Of course I am not qualified to judge.  Her novels are excellent, although, admittedly, I have never granted her the status of literary genius.  She has her critics-- Truman Capote was harsh, Michiko Kakutani as well, and personally I have found myself arguing both for and against her talents.  I am also not sure whether acknowledgment helps those few who have their own standards of excellence.  We see them rarely in this polluted sea of celebrity and fame where social media followers fill virtual stadiums for performances that would otherwise remain where they belong-- inside a phone. 

I have known some famous writers... through dates, acquaintances... I even babysat for one or two.  When I moved to this apartment I was quietly stalked by one who lived on my block.  He showed interest in my work; I was flattered.  He even came to a couple of my solo gigs, wrote me literary postcards and gifted me small stacks of books and proofs for discovery.  Years later, I realize he probably just wanted to mark me off as one of his many conquests, but I felt 'considered' sitting in his library, listening to his startling confessionals, being called late at night for an opinion on an essay he was writing.  

It also occurs to me that I could have written a profile of this writer; others have done so, and the time we spent was more than any random interviewer might have received. Journalists craved his dialogue, and he seemed to shun publicity at a time when the act of doing so only solicited more curiosity. And yet while I coveted and collected our time together, I feared his disfavor more.

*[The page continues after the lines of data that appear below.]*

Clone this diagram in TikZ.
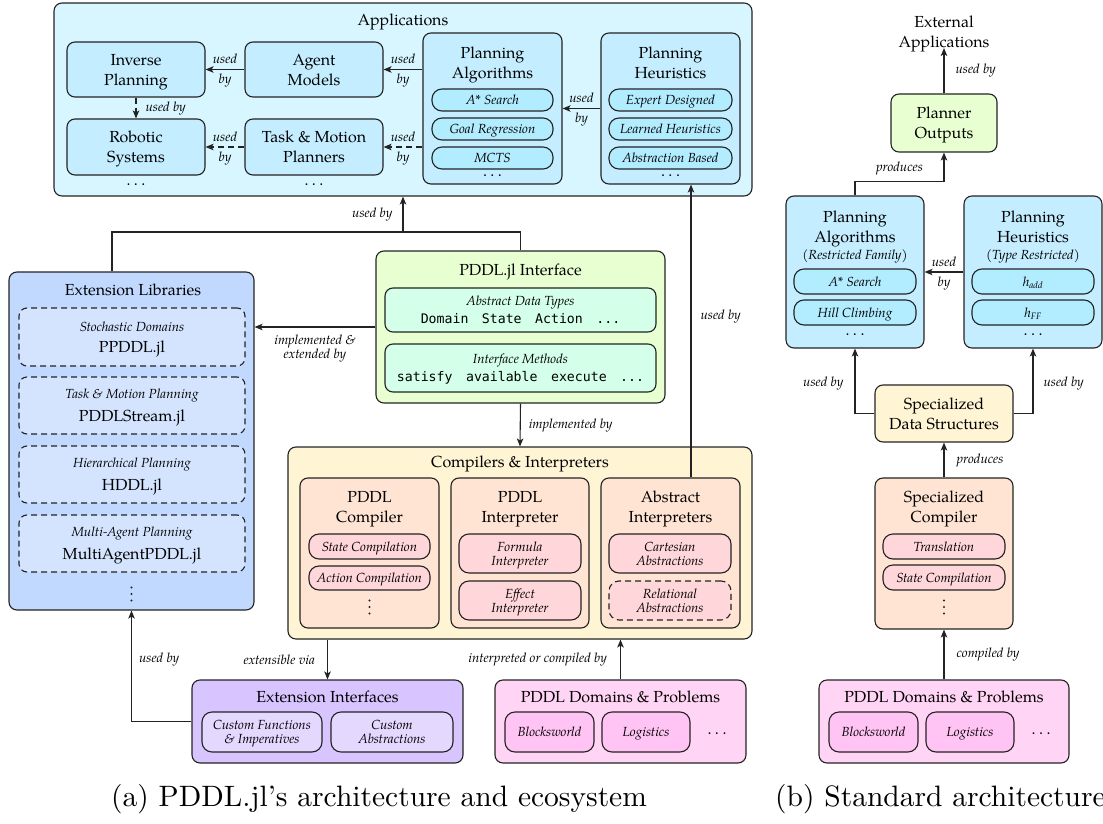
\documentclass[tikz,border=0pt]{standalone}
\usepackage{fontspec}
\usetikzlibrary{arrows.meta,calc}
\newfontfamily\palfont{texgyrepagella}[Extension=.otf,UprightFont=*-regular,ItalicFont=*-italic,BoldFont=*-bold,BoldItalicFont=*-bolditalic]
\newfontfamily\capfont{lmroman10-regular}[Extension=.otf,Ligatures=TeX]
\newfontfamily\codefont{DejaVu Sans Mono}
\newcommand\fmain{\palfont\upshape\fontsize{16}{20}\selectfont}
\newcommand\fsm{\palfont\itshape\fontsize{13.2}{14}\selectfont}
\newcommand\fcode{\codefont\upshape\fontsize{13.2}{15}\selectfont}
\newcommand\fcap{\capfont\fontsize{29.5}{34}\selectfont}
\newcommand\mg{\hspace{13.5pt}}
\newcommand\hdots{\hbox{.\hspace{3.5pt}.\hspace{3.5pt}.}}
% a box given by its corners: [options]{x1}{y1}{x2}{y2}{name}
\newcommand\boxnode[6][]{\node[#1, minimum width={(#4)-(#2)}, minimum height={(#5)-(#3)}] (#6) at ({((#2)+(#4))/2},{((#3)+(#5))/2})}
% three stacked dots centred at (x,y)
\newcommand\vdotsat[2]{\fill[lc] (#1,#2-6.5) circle (1.1pt) (#1,#2) circle (1.1pt) (#1,#2+6.5) circle (1.1pt);}
\definecolor{lc}{RGB}{35,35,35}
\definecolor{appbg}{RGB}{216,246,255}
\definecolor{appin}{RGB}{196,238,255}
\definecolor{apppill}{RGB}{178,236,255}
\definecolor{extbg}{RGB}{194,217,255}
\definecolor{extin}{RGB}{212,228,255}
\definecolor{pifbg}{RGB}{232,255,210}
\definecolor{pifin}{RGB}{212,255,232}
\definecolor{compbg}{RGB}{255,245,212}
\definecolor{compin}{RGB}{255,228,212}
\definecolor{comppill}{RGB}{255,214,218}
\definecolor{eibg}{RGB}{216,196,255}
\definecolor{eipill}{RGB}{228,216,255}
\definecolor{dombg}{RGB}{255,212,244}
\definecolor{dompill}{RGB}{255,196,244}
\begin{document}
\begin{tikzpicture}[x=1pt,y=-1pt,
  box/.style={draw=lc, line width=1.1pt, rounded corners=8pt, inner sep=0pt, align=center, font=\fmain, text depth=0pt},
  pill/.style={box, rounded corners=10pt, font=\fsm},
  dbox/.style={dash pattern=on 6pt off 4pt},
  ttl/.style={font=\fmain, align=center, inner sep=0pt, text depth=0pt},
  sub/.style={font=\fsm, align=center, inner sep=0pt, text depth=0pt},
  lab/.style={font=\fsm, inner sep=1pt, align=center},
  conn/.style={draw=lc, line width=1.1pt},
  arr/.style={conn, -{Stealth[length=8pt,width=6.5pt,inset=2pt]}},
  dots/.style={font=\fmain, inner sep=0pt},
]
\useasboundingbox (0,0) rectangle (1103,824);

% ---------------- Applications ----------------
\boxnode[box, fill=appbg]{54}{3}{752}{196}{apps} {};
\node[ttl] (appsT) at (403,20) {Applications};
\boxnode[box, fill=appin]{67}{42}{205}{97}{inv} {Inverse\\Planning};
\boxnode[box, fill=appin]{245}{42}{383}{97}{agent} {Agent\\Models};
\boxnode[box, fill=appin]{67}{119}{205}{175}{robo} {Robotic\\Systems};
\boxnode[box, fill=appin]{245}{119}{383}{175}{tamp} {Task \& Motion\\Planners};
\node[dots] (roboD) at (136,185) {\hdots};
\node[dots] (tampD) at (314,185) {\hdots};

\boxnode[box, fill=appin]{423}{33}{562}{184}{algA} {};
\node[ttl] (algAT) at (492.5,63) {Planning\\Algorithms};
\boxnode[pill, fill=apppill]{432}{89}{553}{111}{astarA} {A* Search};
\boxnode[pill, fill=apppill]{432}{118}{553}{140}{goalA} {Goal Regression};
\boxnode[pill, fill=apppill]{432}{147}{553}{169}{mctsA} {MCTS};
\node[dots] (algAD) at (492.5,176) {\hdots};

\boxnode[box, fill=appin]{601}{33}{740}{184}{heurA} {};
\node[ttl] (heurAT) at (670.5,63) {Planning\\Heuristics};
\boxnode[pill, fill=apppill]{609}{89}{732}{111}{expA} {Expert Designed};
\boxnode[pill, fill=apppill]{609}{118}{732}{140}{learnA} {Learned Heuristics};
\boxnode[pill, fill=apppill]{609}{147}{732}{169}{absbA} {Abstraction Based};
\node[dots] (heurAD) at (670.5,176) {\hdots};

% ---------------- Extension libraries ----------------
\boxnode[box, fill=extbg]{9}{272}{254}{610}{extlib} {};
\node[ttl] (extlibT) at (133,290) {Extension Libraries};
\boxnode[box, dbox, fill=extin, font=\fsm]{19}{308}{245}{366}{ppddl} {Stochastic Domains\\[7pt]{\fmain PPDDL.jl}};
\boxnode[box, dbox, fill=extin, font=\fsm]{19}{377}{245}{434}{stream} {Task \& Motion Planning\\[7pt]{\fmain PDDLStream.jl}};
\boxnode[box, dbox, fill=extin, font=\fsm]{19}{446}{245}{503}{hddl} {Hierarchical Planning\\[7pt]{\fmain HDDL.jl}};
\boxnode[box, dbox, fill=extin, font=\fsm]{19}{515}{245}{572}{multi} {Multi-Agent Planning\\[7pt]{\fmain MultiAgentPDDL.jl}};
\vdotsat{131.5}{594}

% ---------------- PDDL.jl interface ----------------
\boxnode[box, fill=pifbg]{376}{251}{665}{403}{pif} {};
\node[ttl] (pifT) at (520.5,270) {PDDL.jl Interface};
\boxnode[box, fill=pifin, font=\fsm]{385}{288}{656}{332}{adt} {Abstract Data Types\\[4pt]{\fcode Domain\mg State\mg Action\mg ...}};
\boxnode[box, fill=pifin, font=\fsm]{385}{344}{656}{392}{ims} {Interface Methods\\[4pt]{\fcode satisfy\mg available\mg execute\mg ...}};

% ---------------- Compilers & interpreters ----------------
\boxnode[box, fill=compbg]{288}{447}{752}{639}{comp} {};
\node[ttl] (compT) at (520,462) {Compilers \& Interpreters};
\boxnode[box, fill=compin]{300}{478}{439}{628}{pcomp} {};
\node[ttl] (pcompT) at (369.5,507) {PDDL\\Compiler};
\boxnode[pill, fill=comppill]{309}{534}{430}{559}{stc} {State Compilation};
\boxnode[pill, fill=comppill]{309}{566}{430}{590}{acc} {Action Compilation};
\vdotsat{369.5}{607}
\boxnode[box, fill=compin]{451}{478}{589}{628}{pint} {};
\node[ttl] (pintT) at (520,507) {PDDL\\Interpreter};
\boxnode[pill, fill=comppill]{459}{534}{581}{573}{form} {Formula\\Interpreter};
\boxnode[pill, fill=comppill]{459}{581}{581}{620}{eff} {Effect\\Interpreter};
\boxnode[box, fill=compin]{601}{478}{740}{628}{aint} {};
\node[ttl] (aintT) at (670.5,507) {Abstract\\Interpreters};
\boxnode[pill, fill=comppill]{609}{534}{731}{573}{cart} {Cartesian\\Abstractions};
\boxnode[pill, dbox, fill=comppill]{609}{581}{731}{620}{rel} {Relational\\Abstractions};

% ---------------- Extension interfaces & domains ----------------
\boxnode[box, fill=eibg]{192}{680}{463}{763}{extint} {};
\node[ttl] (extintT) at (327.5,697) {Extension Interfaces};
\boxnode[pill, fill=eipill]{202}{712}{322}{752}{cfun} {Custom Functions\\\& Imperatives};
\boxnode[pill, fill=eipill]{331}{712}{453}{752}{cabs} {Custom\\Abstractions};

\boxnode[box, fill=dombg]{495}{680}{746}{763}{domA} {};
\node[ttl] (domAT) at (620.5,697) {PDDL Domains \& Problems};
\boxnode[pill, fill=dompill]{505}{712}{594}{752}{bwA} {Blocksworld};
\boxnode[pill, fill=dompill]{602}{712}{690}{752}{logA} {Logistics};
\node[dots] (domAD) at (717,734) {\hdots};

% ---------------- Connectors, left figure ----------------
\draw[arr] (agent) -- (inv)
  node[lab, midway, yshift=10.5pt] (l1) {used} node[lab, midway, yshift=-11pt] (l2) {by};
\draw[arr] (agent.east -| algA.west) -- (agent.east)
  node[lab, midway, yshift=10.5pt] (l3) {used} node[lab, midway, yshift=-11pt] (l4) {by};
\draw[arr, dbox] (tamp) -- (robo)
  node[lab, midway, yshift=10.5pt] (l5) {used} node[lab, midway, yshift=-11pt] (l6) {by};
\draw[arr, dbox] (tamp.east -| algA.west) -- (tamp.east)
  node[lab, midway, yshift=10.5pt] (l7) {used} node[lab, midway, yshift=-11pt] (l8) {by};
\draw[arr, dbox] (inv) -- (robo) node[lab, midway, right=8pt] (l9) {used by};
\draw[arr] (heurA) -- (algA)
  node[lab, midway, yshift=10.5pt] (l10) {used} node[lab, midway, yshift=-11pt] (l11) {by};

\coordinate (merge) at (apps.south |- 0,232);
\draw[conn] ([xshift=-19.5pt]extlib.north) |- (merge) -| (pif.north);
\draw[arr] (merge) -- (apps.south) node[lab, midway, left=9pt] (l12) {used by};
\draw[arr] (pif.west) -- (pif.west -| extlib.east)
  node[lab, midway, below=6pt] (l13) {implemented \&\\extended by};
\draw[arr] (pif.south) -- (comp.north) node[lab, midway, right=7pt] (l14) {implemented by};
\draw[arr] ([xshift=20.5pt]aint.north) -- ([xshift=20.5pt]heurA.south)
  node[lab, pos=0.55, right=8pt] (l15) {used by};
\draw[arr] (extint.north |- comp.south) -- (extint.north)
  node[lab, midway, left=11pt] (l16) {extensible via};
\draw[arr] (domA.north) -- (domA.north |- comp.south)
  node[lab, midway, left=12pt] (l17) {interpreted or compiled by};
\draw[arr] (extint.west) -| (extlib.south) node[lab, pos=0.78, right=6pt] (l18) {used by};

% ---------------- Standard architecture ----------------
\node[ttl] (extapp) at (944,32) {External\\Applications};
\boxnode[box, fill=pifbg]{891}{94}{997}{152}{po} {Planner\\Outputs};
\boxnode[box, fill=appin]{786}{196}{924}{348}{algB} {};
\node[ttl] (algBT) at (855,227) {Planning\\Algorithms};
\node[sub] (algBS) at (855,255) {(Restricted Family)};
\boxnode[pill, fill=apppill]{794}{269}{916}{294}{astarB} {A* Search};
\boxnode[pill, fill=apppill]{794}{300}{916}{325}{hillB} {Hill Climbing};
\node[dots] (algBD) at (855,335) {\hdots};
\boxnode[box, fill=appin]{964}{196}{1102}{348}{heurB} {};
\node[ttl] (heurBT) at (1033,227) {Planning\\Heuristics};
\node[sub] (heurBS) at (1033,255) {(Type Restricted)};
\boxnode[pill, fill=apppill]{972}{269}{1094}{294}{haddB} {h\textsubscript{add}};
\boxnode[pill, fill=apppill]{972}{300}{1094}{325}{hffB} {h\textsubscript{FF}};
\node[dots] (heurBD) at (1033,335) {\hdots};
\boxnode[box, fill=compbg]{875}{385}{1013}{442}{sds} {Specialized\\Data Structures};
\boxnode[box, fill=compin]{875}{478}{1013}{629}{specC} {};
\node[ttl] (specCT) at (944,507) {Specialized\\Compiler};
\boxnode[pill, fill=comppill]{883}{534}{1005}{559}{trans} {Translation};
\boxnode[pill, fill=comppill]{883}{565}{1005}{590}{stcB} {State Compilation};
\vdotsat{944}{607}
\boxnode[box, fill=dombg]{819}{680}{1069}{763}{domB} {};
\node[ttl] (domBT) at (944,697) {PDDL Domains \& Problems};
\boxnode[pill, fill=dompill]{829}{712}{918}{752}{bwB} {Blocksworld};
\boxnode[pill, fill=dompill]{926}{712}{1014}{752}{logB} {Logistics};
\node[dots] (domBD) at (1041,734) {\hdots};

\draw[arr] (po.north) -- (extapp.south) node[lab, midway, right=10pt] (r1) {used by};
\draw[arr] (algB.north) -- ++(0,-14) coordinate (pbend) -| (po.south);
\node[lab, above=5pt] (r2) at ($(pbend)!0.5!(pbend -| po.south)$) {produces};
\draw[arr] (heurB) -- (algB)
  node[lab, midway, yshift=10.5pt] (r3) {used} node[lab, midway, yshift=-11pt] (r4) {by};
\draw[arr] (sds.west) -| (algB.south) node[lab, pos=0.73, left=10pt] (r5) {used by};
\draw[arr] (sds.east) -| (heurB.south) node[lab, pos=0.73, right=9pt] (r6) {used by};
\draw[arr] (specC.north) -- (sds.south) node[lab, midway, right=11pt] (r7) {produces};
\draw[arr] (domB.north) -- (specC.south) node[lab, midway, right=11pt] (r8) {compiled by};

% ---------------- Captions ----------------
\node[font=\fcap, anchor=base west, inner sep=0pt] (capA) at (111,806) {(a) PDDL.jl's architecture and ecosystem};
\node[font=\fcap, anchor=base west, inner sep=0pt] (capB) at (775,806) {(b) Standard architecture};
\end{tikzpicture}
\end{document}
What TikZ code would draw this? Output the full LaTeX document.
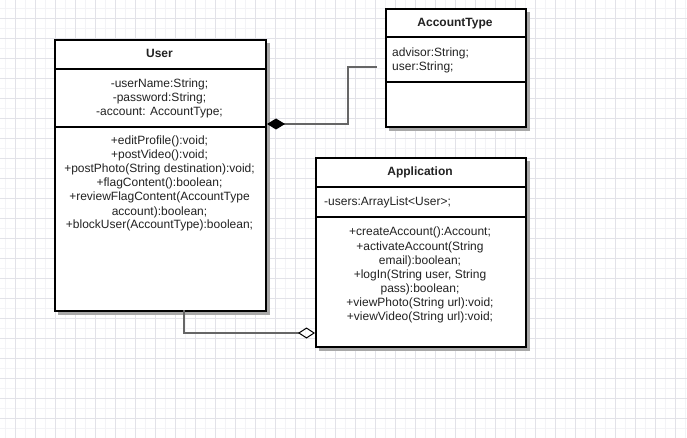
\documentclass[tikz,border=0pt]{standalone}
\usepackage{fontspec}
\setmainfont{Liberation Sans}
\usetikzlibrary{arrows.meta}
\definecolor{gridmajor}{HTML}{E2E2E8}
\definecolor{gridminor}{HTML}{F3F3F6}
\definecolor{shadowcol}{HTML}{A8A8A8}
\definecolor{conncol}{HTML}{666666}
\definecolor{txtcol}{HTML}{222222}
\begin{document}
\begin{tikzpicture}[x=1pt,y=-1pt,
  classbox/.style={draw=black, line width=2pt, fill=white, inner sep=0pt, anchor=north west},
  shadowfill/.style={fill=shadowcol, draw=none},
  sepline/.style={draw=black, line width=2pt},
  txt/.style={font=\fontsize{12}{14}\selectfont, text=txtcol, inner sep=0pt, anchor=base},
  ltxt/.style={font=\fontsize{12}{14}\selectfont, text=txtcol, inner sep=0pt, anchor=base west},
  htxt/.style={font=\fontsize{12}{14}\selectfont\bfseries, text=txtcol, inner sep=0pt, anchor=base},
  conn/.style={draw=conncol, line width=1.5pt}]
\useasboundingbox (0,0) rectangle (687,438);
\fill[white] (0,0) rectangle (687,438);
% grid
\foreach \gx in {5,25,...,685} \draw[gridminor, line width=0.6pt] (\gx,0) -- (\gx,438);
\foreach \gy in {8,28,...,438} \draw[gridminor, line width=0.6pt] (0,\gy) -- (687,\gy);
\foreach \gx in {15,35,...,675} \draw[gridmajor, line width=0.8pt] (\gx,0) -- (\gx,438);
\foreach \gy in {18,38,...,438} \draw[gridmajor, line width=0.8pt] (0,\gy) -- (687,\gy);

% shadows
\fill[shadowfill] (58,43) rectangle (270,315);
\fill[shadowfill] (389,12) rectangle (530,131);
\fill[shadowfill] (319,161) rectangle (530,351);

% boxes
\node[classbox, minimum width=211pt, minimum height=271pt] (user) at (54,39) {};
\node[classbox, minimum width=140pt, minimum height=118pt] (acct) at (385,8) {};
\node[classbox, minimum width=210pt, minimum height=189pt] (app) at (315,157) {};

% separators
\draw[sepline] (user.west |- 0,69) -- (user.east |- 0,69);
\draw[sepline] (user.west |- 0,127) -- (user.east |- 0,127);
\draw[sepline] (acct.west |- 0,37) -- (acct.east |- 0,37);
\draw[sepline] (acct.west |- 0,82) -- (acct.east |- 0,82);
\draw[sepline] (app.west |- 0,187) -- (app.east |- 0,187);
\draw[sepline] (app.west |- 0,217) -- (app.east |- 0,217);

% headers
\node[htxt] (userH) at (159.5,57.5) {User};
\node[htxt] (acctH) at (455,26.5) {AccountType};
\node[htxt] (appH) at (420,175.5) {Application};

% User attributes
\foreach \t [count=\i] in {-userName:String;,-password:String;,-account: AccountType;}
  \node[txt] (ua\i) at (159.5,88+14*\i-14) {\t};
% User methods
\foreach \t [count=\i] in {+editProfile():void;,+postVideo():void;,+postPhoto(String destination):void;,+flagContent():boolean;,+reviewFlagContent(AccountType,account):boolean;,+blockUser(AccountType):boolean;}
  \node[txt] (um\i) at (159.5,145+14*\i-14) {\t};

% AccountType attributes
\node[ltxt] (aa1) at (392,57) {advisor:String;};
\node[ltxt] (aa2) at (392,71) {user:String;};

% Application attribute
\node[ltxt] (pa1) at (324,206) {-users:ArrayList<User>;};
% Application methods
\foreach \t [count=\i] in {+createAccount():Account;,+activateAccount(String,email):boolean;,{+logIn(String user, String},pass):boolean;,+viewPhoto(String url):void;,+viewVideo(String url):void;}
  \node[txt] (pm\i) at (420,236+14*\i-14) {\t};

% connectors
\coordinate (compA) at (user.east |- 0,124);
\coordinate (compB) at (377,67);
\draw[conn, {Diamond[length=18pt,width=11pt,fill=black,color=black]}-] (compA) -- (348,124) |- (compB);

\coordinate (aggA) at (184,310);
\coordinate (aggB) at (app.west |- 0,333);
\draw[conn, -{Diamond[length=17pt,width=11pt,open,color=black,line width=1pt]}] (aggA) |- (aggB);
\end{tikzpicture}
\end{document}
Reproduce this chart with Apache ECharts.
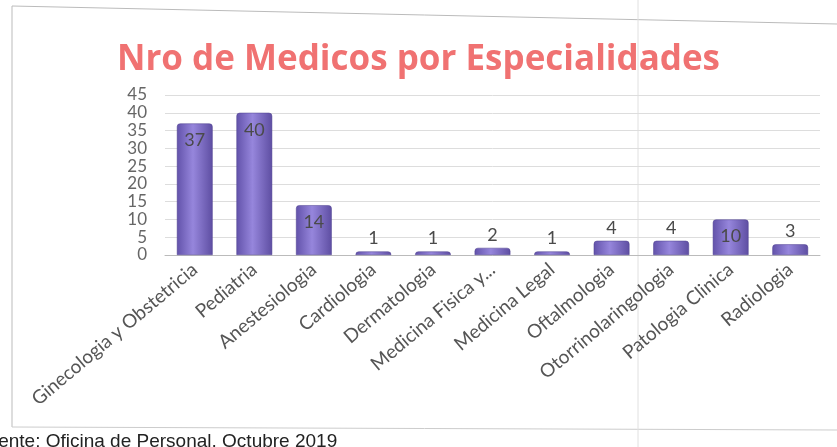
<!DOCTYPE html>
<html><head><meta charset="utf-8">
<script src="https://cdn.jsdelivr.net/npm/echarts@6/dist/echarts.min.js"></script>
<style>html,body{margin:0;padding:0;background:#fff}#c{width:837px;height:447px}</style>
</head><body><div id="c"></div>
<script>
const categories = ['Ginecologia y Obstetricia','Pediatria','Anestesiologia','Cardiologia','Dermatologia','Medicina Fisica y...','Medicina Legal','Oftalmologia','Otorrinolaringologia','Patologia Clinica','Radiologia'];
const values = [37, 40, 14, 1, 1, 2, 1, 4, 4, 10, 3];
const yTicks = [0, 5, 10, 15, 20, 25, 30, 35, 40, 45];
const titleText = 'Nro de Medicos por Especialidades';
const sourceText = 'Fuente: Oficina de Personal, Octubre 2019';

const chart = echarts.init(document.getElementById('c'));
const barColor = new echarts.graphic.LinearGradient(0, 0, 1, 0, [
  {offset: 0, color: '#6252aa'},
  {offset: 0.45, color: '#9686dc'},
  {offset: 1, color: '#5e4ea2'}
]);
chart.setOption({
  animation: false,
  title: {
    text: titleText, left: 'center', top: 38,
    textStyle: {fontFamily: 'Open Sans', fontWeight: 'bold', fontSize: 35, color: '#f07272'}
  },
  grid: {left: 165, right: 17, top: 95, bottom: 192},
  xAxis: {
    type: 'category', data: categories,
    axisLine: {lineStyle: {color: '#bbbbbb'}},
    axisTick: {show: false},
    axisLabel: {rotate: 40, interval: 0, fontFamily: 'Lato', fontSize: 19, color: '#555', margin: 12}
  },
  yAxis: {
    type: 'value', min: yTicks[0], max: yTicks[yTicks.length - 1], interval: 5,
    axisLine: {show: false}, axisTick: {show: false},
    splitLine: {lineStyle: {color: '#dddddd'}},
    axisLabel: {fontFamily: 'Lato', fontSize: 17, color: '#666', margin: 18, lineHeight: 17}
  },
  series: [{
    type: 'bar', data: values.map(v => ({
      value: v,
      label: v >= 10 ? {position: 'insideTop', distance: 8} : {position: 'top', distance: 4}
    })),
    barWidth: '60%',
    itemStyle: {color: barColor, borderRadius: [3, 3, 0, 0], borderColor: '#4d3f8f', borderWidth: 0.5},
    label: {show: true, fontFamily: 'Lato', fontSize: 18, color: '#4a4a4a'}
  }],
  graphic: [
    {type: 'polyline', shape: {points: [[12, 6], [837, 24]]}, style: {stroke: '#bbbbbb', lineWidth: 1, fill: null}, silent: true},
    {type: 'line', shape: {x1: 12, y1: 6, x2: 12, y2: 427}, style: {stroke: '#bbbbbb', lineWidth: 1}, silent: true},
    {type: 'line', shape: {x1: 12, y1: 427, x2: 837, y2: 430}, style: {stroke: '#cccccc', lineWidth: 1}, silent: true},
    {type: 'line', shape: {x1: 638, y1: 0, x2: 638, y2: 447}, style: {stroke: '#e0e0e0', lineWidth: 1}, silent: true},
    {type: 'text', left: -24, top: 432, style: {text: sourceText, fontFamily: 'Liberation Sans', fontSize: 19, fill: '#222'}, silent: true}
  ]
});
</script></body></html>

As happens so often with one's mentors, his 'disciples' were distinguishable by the stylistic choices on which he insisted.  The women often slept with him; one stalked him noticeably, kept a jealous eye out.  He openly spoke of his sexual encounters and the preferences and oddities of his writers.  Not wanting to become one of his anecdotes, I kept a distance.  After a while I began to tire of his editorial preferences; I could predict where his crossouts would come, how he would leave maybe three lines untouched in a long poem. 

One day I wrote a sort of nasty piece which obviously featured my writer-neighbor in an unflattering character.  He never again spoke to me.  All our intimacies, our 'back-and-forths'-- the postcards, the gifts, the phone-calls-- they stopped.  Dead.  I went on to continue writing in my own way, without the critical 'eye' of my neighbor's editorial penmarks.  It felt freeing. After a year or so, I apologized.  I still deliver copies of my books; he does not reply. 

I saw him on the street yesterday; he's old, but still commanding in a way.  He's rich and a little powerful and has plenty of help and the kind of academic reverence an old writer merits.  He doesn't like the work of Joyce Carol Oates; I know this. I'm not sure he likes his own work, at this point.  He dislikes biographical pieces and yet collects them. He has written his own-- some as literature, and they are fairly brutal and quite good. I have a shelf of them-- most inscribed to me from several years ago, when I seemed to matter in his life, and it mattered to me that I did. 

On these days when my reading matters more than any writing I produce, I conclude that an artist, in the end, is considered so when his output exceeds input in significance.  By sheer number, Joyce Carol Oates has set in stone her reputation. Whether or not she will receive her Nobel prize, or be considered worthy by her peers, might matter or not. My neighbor will be written about, I suspect. As for me,  I will never know whether it was my poetry, my bass-playing or the length of my legs that engaged him and deceived me into believing, for a time, in my own merit. And I suppose two pages a day is manageable.